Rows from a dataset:
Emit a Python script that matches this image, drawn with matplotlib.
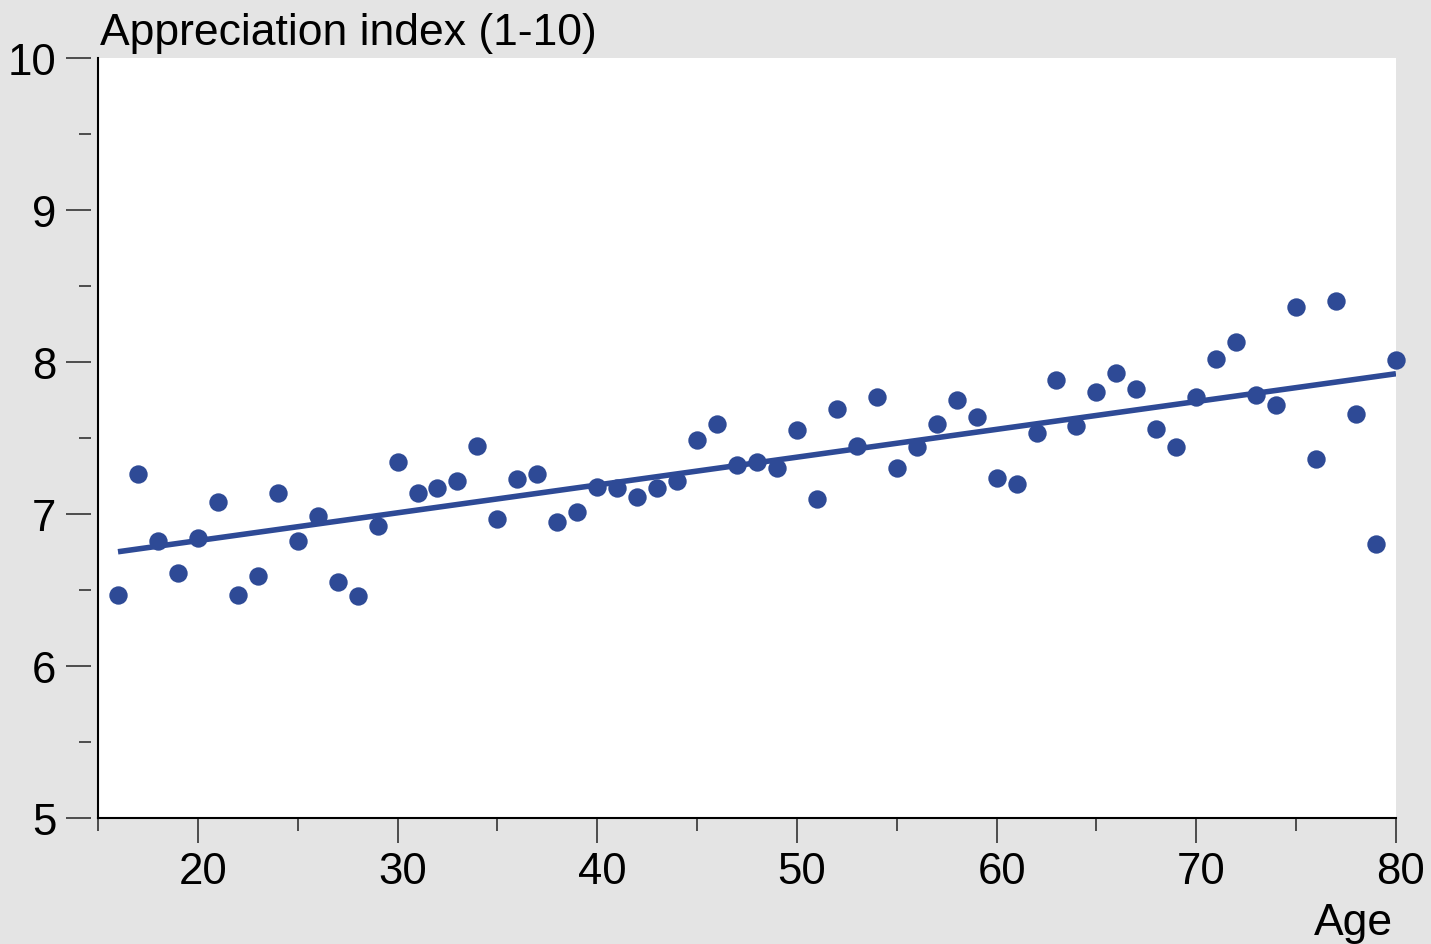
import matplotlib.pyplot as plt
import matplotlib.transforms as mtransforms
import numpy as np

## Age of respondents and their average appreciation score
ages = np.arange(16, 81)
scores = [6.47, 7.26, 6.82, 6.61, 6.84, 7.08, 6.47, 6.59, 7.14, 6.82,
          6.99, 6.55, 6.46, 6.92, 7.34, 7.14, 7.17, 7.22, 7.45, 6.97,
          7.23, 7.26, 6.95, 7.01, 7.18, 7.17, 7.11, 7.17, 7.22, 7.49,
          7.59, 7.32, 7.34, 7.30, 7.55, 7.10, 7.69, 7.45, 7.77, 7.30,
          7.44, 7.59, 7.75, 7.64, 7.24, 7.20, 7.53, 7.88, 7.58, 7.80,
          7.93, 7.82, 7.56, 7.44, 7.77, 8.02, 8.13, 7.78, 7.72, 8.36,
          7.36, 8.40, 7.66, 6.80, 8.01]

yTicks = [5, 6, 7, 8, 9, 10]
xTicks = [20, 30, 40, 50, 60, 70, 80]

blue = "#2e4a96"
gray = "#e4e4e4"

plt.rcParams['font.family'] = ['Liberation Sans', 'DejaVu Sans']

fig = plt.figure(figsize=(14.31, 9.45), dpi=100, facecolor=gray)
ax = fig.add_axes([0.0685, 0.1333, 0.907, 0.8043])
ax.set_facecolor("white")

## Linear trend through the points
slope, intercept = np.polyfit(ages, scores, 1)
ax.plot(ages, slope * ages + intercept, color=blue, linewidth=4.0,
        solid_capstyle="butt", zorder=2)
ax.scatter(ages, scores, s=175, color=blue, linewidths=0, zorder=3,
           clip_on=False)

ax.set_xlim(15, 80)
ax.set_ylim(5, 10)

## Spines: only left and bottom, y ticks sit a little away from the axis line
for side in ["top", "right"]:
    ax.spines[side].set_visible(False)
ax.spines['bottom'].set_linewidth(1.5)
ax.spines['left'].set_position(('outward', 5))
ax.spines['left'].set_visible(False)
ax.axvline(15, color="black", linewidth=1.5, zorder=4, clip_on=False)

ax.set_yticks(yTicks)
ax.set_yticks(np.arange(5.5, 10, 1.0), minor=True)
ax.set_xticks(xTicks)
ax.set_xticks([15, 25, 35, 45, 55, 65, 75], minor=True)
ax.set_yticklabels([str(t) for t in yTicks])
ax.set_xticklabels([str(t) for t in xTicks])

ax.tick_params(axis="y", which="major", length=18, width=1.2, color="#333333",
               labelsize=31.5, pad=7)
ax.tick_params(axis="y", which="minor", length=9, width=1.2, color="#333333")
ax.tick_params(axis="x", which="major", length=18, width=1.2, color="#333333",
               labelsize=31.5, pad=6)
ax.tick_params(axis="x", which="minor", length=9, width=1.2, color="#333333")

## x labels sit slightly right of their ticks
shift = mtransforms.ScaledTranslation(5 / 100, 0, fig.dpi_scale_trans)
for lbl in ax.get_xticklabels():
    lbl.set_transform(lbl.get_transform() + shift)

fig.text(0.0699, 0.952, "Appreciation index (1-10)", fontsize=32,
         ha="left", va="baseline")
fig.text(0.9735, 0.011, "Age", fontsize=32, ha="right", va="baseline")

plt.savefig("out.png", dpi=100, facecolor=gray)
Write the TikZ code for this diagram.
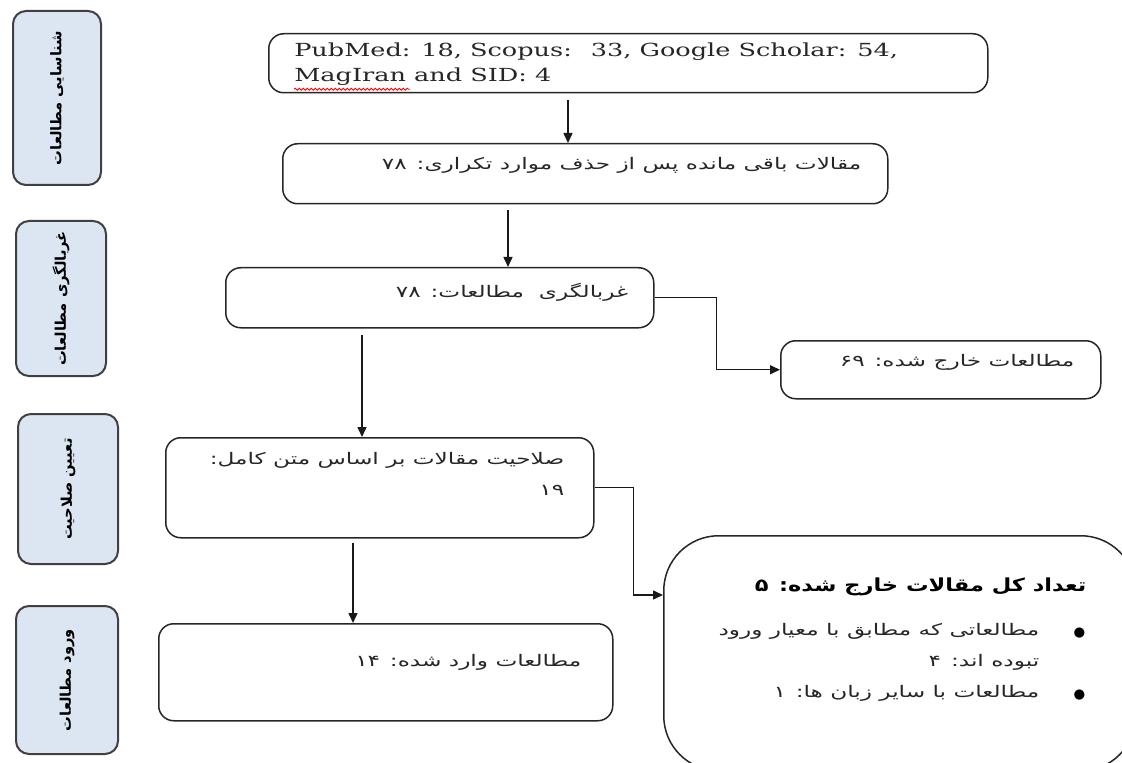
\documentclass[tikz,border=0pt]{standalone}
\usepackage{fontspec}
\setmainfont{DejaVu Serif}[FakeStretch=1.42]
\newfontfamily\farsi[Script=Arabic,FakeStretch=1.45]{DejaVu Sans}
\newfontfamily\farsiwide[Script=Arabic,FakeStretch=1.25]{DejaVu Sans}
\newfontfamily\farsititle[Script=Arabic]{DejaVu Sans}
\TeXXeTstate=1
\usetikzlibrary{
    arrows.meta,
    calc,
    positioning,
    decorations.pathmorphing
}
\definecolor{stagefill}{HTML}{DCE6F2}
\definecolor{stageline}{HTML}{404040}
\definecolor{ink}{HTML}{262626}
\newdimen\px \px=0.75pt

\begin{document}
\begin{tikzpicture}[x=0.75pt, y=-0.75pt,
    stagebox/.style={draw=stageline, fill=stagefill, line width=2\px, rounded corners=13\px, anchor=north west, inner sep=0pt},
    flowbox/.style={draw=black!85, line width=1.5\px, rounded corners=15\px, anchor=north west, inner sep=0pt},
    stagetext/.style={rotate=90, font=\farsititle\bfseries\fontsize{11pt}{13pt}\selectfont, text=black},
    fatext/.style={font=\farsi\fontsize{12pt}{23.25pt}\selectfont, text=ink, inner sep=0pt},
    dot/.style={font=\farsititle\fontsize{10pt}{12pt}\selectfont, text=black, inner sep=0pt},
    arr/.style={line width=1.1pt, black!90, -{Triangle[length=7.5pt, width=6.75pt]}}]
\clip (0,0) rectangle (1122,763);
% stages on the left
\node[stagebox, minimum width=88\px, minimum height=174\px] (s1) at (12,10) {};
\node[stagebox, minimum width=90\px, minimum height=155\px] (s2) at (15,220) {};
\node[stagebox, minimum width=100\px, minimum height=150\px] (s3) at (17,413) {};
\node[stagebox, minimum width=102\px, minimum height=148\px] (s4) at (15,605) {};
\node[stagetext] at (s1.center) {\beginR شناسایی مطالعات\endR};
\node[stagetext] at (s2.center) {\beginR غربالگری مطالعات\endR};
\node[stagetext] at (s3.center) {\beginR تعیین صلاحیت\endR};
\node[stagetext] at (s4.center) {\beginR ورود مطالعات\endR};
% flow boxes
\node[flowbox, minimum width=719\px, minimum height=59\px] (src) at (268,33) {};
\node[flowbox, minimum width=605\px, minimum height=60\px] (dedup) at (282,143) {};
\node[flowbox, minimum width=428\px, minimum height=60\px] (scr) at (225,267) {};
\node[flowbox, minimum width=320\px, minimum height=58\px] (out1) at (780,340) {};
\node[flowbox, minimum width=428\px, minimum height=100\px] (elig) at (165,437) {};
\node[flowbox, minimum width=472\px, minimum height=235\px, rounded corners=55\px] (out2) at (663,535) {};
\node[flowbox, minimum width=454\px, minimum height=97\px] (incl) at (158,623) {};
% texts
\node[anchor=north west, align=left, inner sep=0pt, text=ink, font=\fontsize{13.5pt}{18.75pt}\selectfont] (srct) at ($(src.north west)+(26,10)$)
    {PubMed: 18, Scopus:~ 33, Google Scholar: 54,\\MagIran and SID: 4};
\draw[red, line width=0.6pt, decorate, decoration={snake, amplitude=0.75pt, segment length=3pt}]
    ($(srct.south west)+(0,3)$) -- ++(116,0);
\node[fatext, anchor=east] at ($(dedup.north east)+(-27,22)$) {\beginR مقالات باقی مانده پس از حذف موارد تکراری: ۷۸\endR};
\node[fatext, anchor=east] at ($(scr.north east)+(-26,25)$) {\beginR غربالگری~ مطالعات: ۷۸\endR};
\node[fatext, anchor=east] at ($(out1.north east)+(-27,22)$) {\beginR مطالعات خارج شده: ۶۹\endR};
\node[fatext, anchor=north east, align=right] at ($(elig.north east)+(-30,15)$)
    {\beginR صلاحیت مقالات بر اساس متن کامل:\endR\\\beginR ۱۹\endR};
\node[fatext, anchor=east] at ($(incl.north east)+(-32,39)$) {\beginR مطالعات وارد شده: ۱۴\endR};
\node[anchor=east, inner sep=0pt, text=black, font=\farsiwide\bfseries\fontsize{13.5pt}{16pt}\selectfont]
    at ($(out2.north east)+(-50,52)$) {\beginR تعداد کل مقالات خارج شده: ۵\endR};
\node[fatext, anchor=north east, align=right] at ($(out2.north east)+(-97,88)$)
    {\beginR مطالعاتی که مطابق با معیار ورود\endR\\\beginR تبوده اند: ۴\endR\\\beginR مطالعات با سایر زبان ها: ۱\endR};
\node[dot] at ($(out2.north east)+(-57,98)$) {●};
\node[dot] at ($(out2.north east)+(-57,160)$) {●};
% connectors
\coordinate (ab) at (568,100);
\coordinate (bc) at (508,210);
\coordinate (ce) at (362,335);
\coordinate (eg) at (353,543);
\coordinate (f) at ($(out2.north west)+(0,60)$);
\draw[arr] (ab) -- (ab |- dedup.north);
\draw[arr] (bc) -- (bc |- scr.north);
\draw[arr] (ce) -- (ce |- elig.north);
\draw[arr] (eg) -- (eg |- incl.north);
\draw[arr] (scr.east) -- ++(62,0) |- (out1.west);
\draw[arr] (elig.east) -- ++(39,0) |- (f);
\end{tikzpicture}
\end{document}
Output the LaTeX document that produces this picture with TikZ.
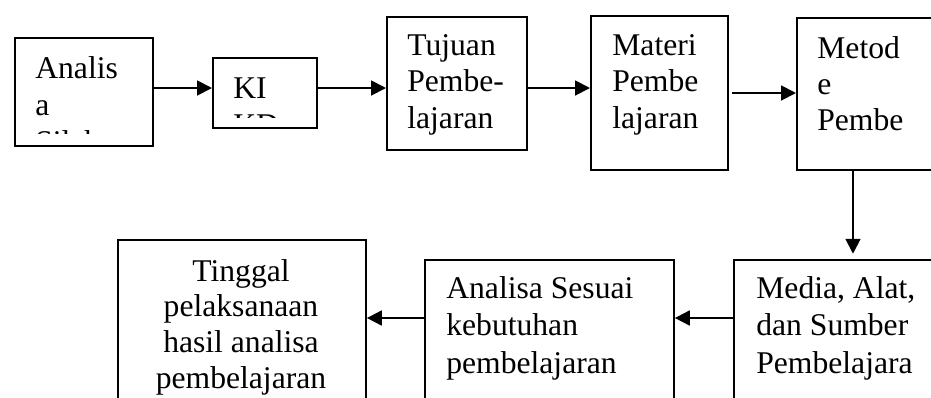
\documentclass[tikz,border=0pt]{standalone}
\usepackage{fontspec}
\setmainfont{Liberation Serif}
\usetikzlibrary{arrows.meta}
\begin{document}
\begin{tikzpicture}[x=0.02cm, y=-0.02cm,
		box/.style={draw, line width=1.1pt, inner sep=0, anchor=north west},
		arr/.style={line width=1.1pt, -{Triangle[length=8.5pt, width=8.5pt]}},
		txt/.style={anchor=base west, inner sep=0, font=\fontsize{18}{21}\selectfont}]
	\clip (0,0) rectangle (931,397);

	\node[box, minimum width=2.76cm, minimum height=2.16cm] (analisa) at (14,37) {};
	\node[box, minimum width=2.08cm, minimum height=1.4cm] (ki) at (212,57) {};
	\node[box, minimum width=2.8cm, minimum height=2.66cm] (tujuan) at (386,16) {};
	\node[box, minimum width=2.74cm, minimum height=3.08cm] (materi) at (590,15) {};
	\node[box, minimum width=3.28cm, minimum height=3.04cm] (metode) at (796,17) {};
	\node[box, minimum width=4.96cm, minimum height=3.62cm] (tinggal) at (117,239) {};
	\node[box, minimum width=4.98cm, minimum height=3.22cm] (sesuai) at (424,259) {};
	\node[box, minimum width=4.54cm, minimum height=3.22cm] (media) at (733,259) {};

	\begin{scope}
		\clip (14,37) rectangle (152,133);
		\foreach \t [count=\i from 0] in {Analis, a, Silabus}
			\node[txt] (analisa-\i) at (35,{78+37*\i}) {\t};
	\end{scope}
	\begin{scope}
		\clip (212,57) rectangle (316,117);
		\foreach \t [count=\i from 0] in {KI, KD}
			\node[txt] (ki-\i) at (233,{98+37*\i}) {\t};
	\end{scope}
	\foreach \t [count=\i from 0] in {Tujuan, Pembe-, lajaran}
		\node[txt] (tujuan-\i) at (407,{55+36.5*\i}) {\t};
	\foreach \t [count=\i from 0] in {Materi, Pembe, lajaran}
		\node[txt] (materi-\i) at (612,{55+36.5*\i}) {\t};
	\foreach \t [count=\i from 0] in {Metod, e, Pembe}
		\node[txt] (metode-\i) at (817,{58+36*\i}) {\t};
	\foreach \t [count=\i from 0] in {Tinggal, pelaksanaan, hasil analisa, pembelajaran}
		\node[txt, anchor=base] (tinggal-\i) at (241,{281+35.7*\i}) {\t};
	\foreach \t [count=\i from 0] in {Analisa Sesuai, kebutuhan, pembelajaran}
		\node[txt] (sesuai-\i) at (446,{298+37.5*\i}) {\t};
	\foreach \t [count=\i from 0] in {{Media, Alat,}, dan Sumber, Pembelajara}
		\node[txt] (media-\i) at (756,{298+37.5*\i}) {\t};

	\coordinate (r1) at (0,88);
	\draw[arr] (analisa.east |- r1) -- (ki.west |- r1);
	\draw[arr] (ki.east |- r1) -- (tujuan.west |- r1);
	\draw[arr] (tujuan.east |- r1) -- (materi.west |- r1);
	\coordinate (m0) at (732,93);
	\draw[arr] (m0) -- (metode.west |- m0);
	\coordinate (c1) at (853,0);
	\draw[arr, shorten >=3pt] (metode.south -| c1) -- (media.north -| c1);
	\coordinate (r2) at (0,318);
	\draw[arr] (media.west |- r2) -- (sesuai.east |- r2);
	\draw[arr] (sesuai.west |- r2) -- (tinggal.east |- r2);
\end{tikzpicture}
\end{document}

§ Instructions for the task
Everything from the first line of the entries through the line that contains "plt.rcParams['font.family'] = ['Liberation" is to be reproduced exactly, except the pictures.

§ Task output
Emit a Python script that matches this image, drawn with matplotlib.
import matplotlib.pyplot as plt
import matplotlib.transforms as mtransforms
import numpy as np

## Age of respondents and their average appreciation score
ages = np.arange(16, 81)
scores = [6.47, 7.26, 6.82, 6.61, 6.84, 7.08, 6.47, 6.59, 7.14, 6.82,
          6.99, 6.55, 6.46, 6.92, 7.34, 7.14, 7.17, 7.22, 7.45, 6.97,
          7.23, 7.26, 6.95, 7.01, 7.18, 7.17, 7.11, 7.17, 7.22, 7.49,
          7.59, 7.32, 7.34, 7.30, 7.55, 7.10, 7.69, 7.45, 7.77, 7.30,
          7.44, 7.59, 7.75, 7.64, 7.24, 7.20, 7.53, 7.88, 7.58, 7.80,
          7.93, 7.82, 7.56, 7.44, 7.77, 8.02, 8.13, 7.78, 7.72, 8.36,
          7.36, 8.40, 7.66, 6.80, 8.01]

yTicks = [5, 6, 7, 8, 9, 10]
xTicks = [20, 30, 40, 50, 60, 70, 80]

blue = "#2e4a96"
gray = "#e4e4e4"

plt.rcParams['font.family'] = ['Liberation Sans', 'DejaVu Sans']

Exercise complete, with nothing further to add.